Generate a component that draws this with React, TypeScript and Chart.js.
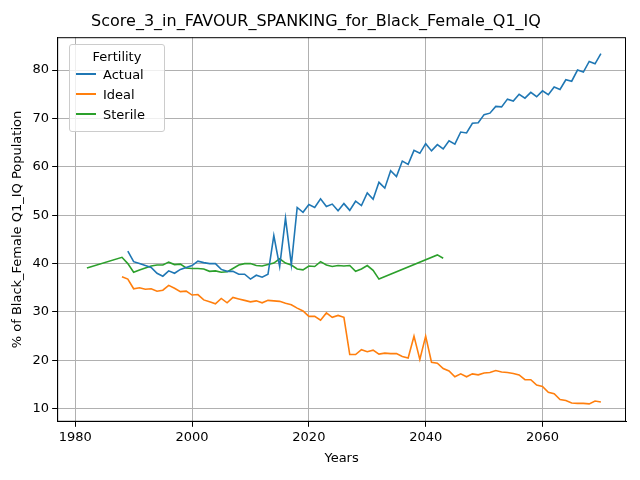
import { useEffect, useRef } from 'react';
import { Chart, registerables } from 'chart.js';

Chart.register(...registerables);

const actualStart = 1989;
const actualValues = [42.6, 40.4, 40, 39.6, 39.2, 38, 37.4, 38.5, 38, 38.8, 39.2, 39.6, 40.5, 40.2, 40, 40, 38.8, 38.4, 38.4, 37.8, 37.8, 36.8, 37.6, 37.2, 37.8, 45.8, 39.4, 49.4, 39.8, 51.6, 50.6, 52.2, 51.6, 53.4, 51.8, 52.3, 50.9, 52.4, 51, 52.9, 52, 54.6, 53.3, 56.8, 55.6, 59.2, 58, 61.2, 60.5, 63.4, 62.8, 64.8, 63.3, 64.6, 63.7, 65.4, 64.7, 67.2, 67, 69, 69.1, 70.8, 71.1, 72.5, 72.4, 74, 73.6, 75, 74.2, 75.4, 74.5, 75.7, 74.9, 76.5, 76, 78, 77.7, 80, 79.6, 81.8, 81.3, 83.4];

const idealStart = 1988;
const idealValues = [37.3, 36.8, 34.8, 35, 34.7, 34.8, 34.3, 34.5, 35.5, 34.9, 34.2, 34.3, 33.5, 33.6, 32.5, 32.1, 31.7, 32.8, 31.9, 33, 32.7, 32.4, 32.1, 32.3, 31.9, 32.4, 32.3, 32.2, 31.8, 31.5, 30.8, 30.2, 29.1, 29.1, 28.3, 29.8, 28.9, 29.3, 28.9, 21.2, 21.2, 22.2, 21.8, 22.1, 21.3, 21.5, 21.4, 21.4, 20.8, 20.5, 25, 20.2, 25, 19.6, 19.4, 18.3, 17.8, 16.6, 17.2, 16.6, 17.2, 17, 17.4, 17.5, 17.9, 17.6, 17.5, 17.3, 17, 16, 16, 14.9, 14.6, 13.4, 13.1, 11.9, 11.7, 11.2, 11.1, 11.1, 11.0, 11.6, 11.4];

const sterileYears = [1982, 1988, 1989, 1990, 1991, 1992, 1993, 1994, 1995, 1996, 1997, 1998, 1999, 2000, 2001, 2002, 2003, 2004, 2005, 2006, 2007, 2008, 2009, 2010, 2011, 2012, 2013, 2014, 2015, 2016, 2017, 2018, 2019, 2020, 2021, 2022, 2023, 2024, 2025, 2026, 2027, 2028, 2029, 2030, 2031, 2032, 2042, 2043];
const sterileValues = [39.1, 41.3, 40, 38.2, 38.7, 39.1, 39.5, 39.7, 39.7, 40.3, 39.8, 39.9, 39.1, 39, 39, 38.9, 38.4, 38.5, 38.2, 38.3, 39, 39.7, 40, 40, 39.6, 39.5, 39.8, 40.1, 41, 40.1, 39.7, 38.9, 38.7, 39.5, 39.4, 40.4, 39.7, 39.4, 39.6, 39.5, 39.6, 38.4, 38.9, 39.6, 38.6, 36.8, 41.8, 41.1];

const xTicks = [1980, 2000, 2020, 2040, 2060];
const yTicks = [10, 20, 30, 40, 50, 60, 70, 80];

const seriesNames = ['Actual', 'Ideal', 'Sterile'];
const seriesColors = ['#1f77b4', '#ff7f0e', '#2ca02c'];

const fromStart = (start: number, vals: number[]) => vals.map((y, i) => ({ x: start + i, y }));

// full frame round the plot area, like matplotlib
const frame = {
  id: 'frame',
  afterDraw(chart: Chart) {
    const { ctx, chartArea: a } = chart;
    ctx.save();
    ctx.strokeStyle = '#000';
    ctx.lineWidth = 1;
    ctx.strokeRect(a.left + 0.5, a.top + 0.5, a.right - a.left - 1, a.bottom - a.top - 1);
    ctx.restore();
  },
};

export default function App() {
  const canvasRef = useRef<HTMLCanvasElement>(null);

  useEffect(() => {
    if (!canvasRef.current) return;
    const font = { family: 'DejaVu Sans', size: 13 };
    const chart = new Chart(canvasRef.current, {
      type: 'line',
      data: {
        datasets: [
          fromStart(actualStart, actualValues),
          fromStart(idealStart, idealValues),
          sterileYears.map((x, i) => ({ x, y: sterileValues[i] })),
        ].map((data, i) => ({
          label: seriesNames[i],
          data,
          borderColor: seriesColors[i],
          backgroundColor: seriesColors[i],
          borderWidth: 1.6,
          pointRadius: 0,
          tension: 0,
        })),
      },
      plugins: [frame],
      options: {
        animation: false,
        responsive: false,
        layout: { padding: { left: 6, right: 14, top: 2, bottom: 10 } },
        plugins: {
          legend: { display: false },
          tooltip: { enabled: false },
          title: {
            display: true,
            text: 'Score_3_in_FAVOUR_SPANKING_for_Black_Female_Q1_IQ',
            color: '#000',
            font: { family: 'DejaVu Sans', size: 16, weight: 'normal' },
            padding: { top: 10, bottom: 6 },
          },
        },
        scales: {
          x: {
            type: 'linear',
            min: 1976.9,
            max: 2074.3,
            afterBuildTicks: (axis) => { axis.ticks = xTicks.map((value) => ({ value })); },
            ticks: { color: '#000', font, callback: (v) => String(v), maxRotation: 0 },
            grid: { color: '#b0b0b0', tickColor: '#000', tickLength: 5 },
            border: { color: '#000' },
            title: { display: true, text: 'Years', color: '#000', font, padding: { top: 2 } },
          },
          y: {
            min: 7.3,
            max: 86.8,
            afterBuildTicks: (axis) => { axis.ticks = yTicks.map((value) => ({ value })); },
            ticks: { color: '#000', font },
            grid: { color: '#b0b0b0', tickColor: '#000', tickLength: 5 },
            border: { color: '#000' },
            title: { display: true, text: '% of Black_Female Q1_IQ Population', color: '#000', font, padding: { bottom: 4 } },
          },
        },
      },
    });
    return () => chart.destroy();
  }, []);

  return (
    <div style={{ position: 'fixed', left: 0, top: 0, width: 640, height: 480, background: '#fff' }}>
      <canvas ref={canvasRef} width={640} height={480} />
      <div style={{
        position: 'absolute', left: 69, top: 44, width: 96, height: 88,
        border: '1px solid #ccc', borderRadius: 3, background: 'rgba(255,255,255,0.8)',
        fontFamily: 'DejaVu Sans', fontSize: 13, color: '#000', boxSizing: 'border-box',
      }}>
        <div style={{ textAlign: 'center', marginTop: 4 }}>Fertility</div>
        {seriesNames.map((n, i) => (
          <div key={n} style={{ display: 'flex', alignItems: 'center', height: 20, marginLeft: 6 }}>
            <div style={{ width: 20, height: 2, background: seriesColors[i], marginRight: 7 }} />
            <span>{n}</span>
          </div>
        ))}
      </div>
    </div>
  );
}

........

WHAT THIS TASK INVOLVES:
Write out again exactly the lines from the start of the data above through the line containing "Chart.register(...registerables);", inclusive, excluding any pictures.

RESULT OF THIS EXERCISE:
Generate a component that draws this with React, TypeScript and Chart.js.
import { useEffect, useRef } from 'react';
import { Chart, registerables } from 'chart.js';

Chart.register(...registerables);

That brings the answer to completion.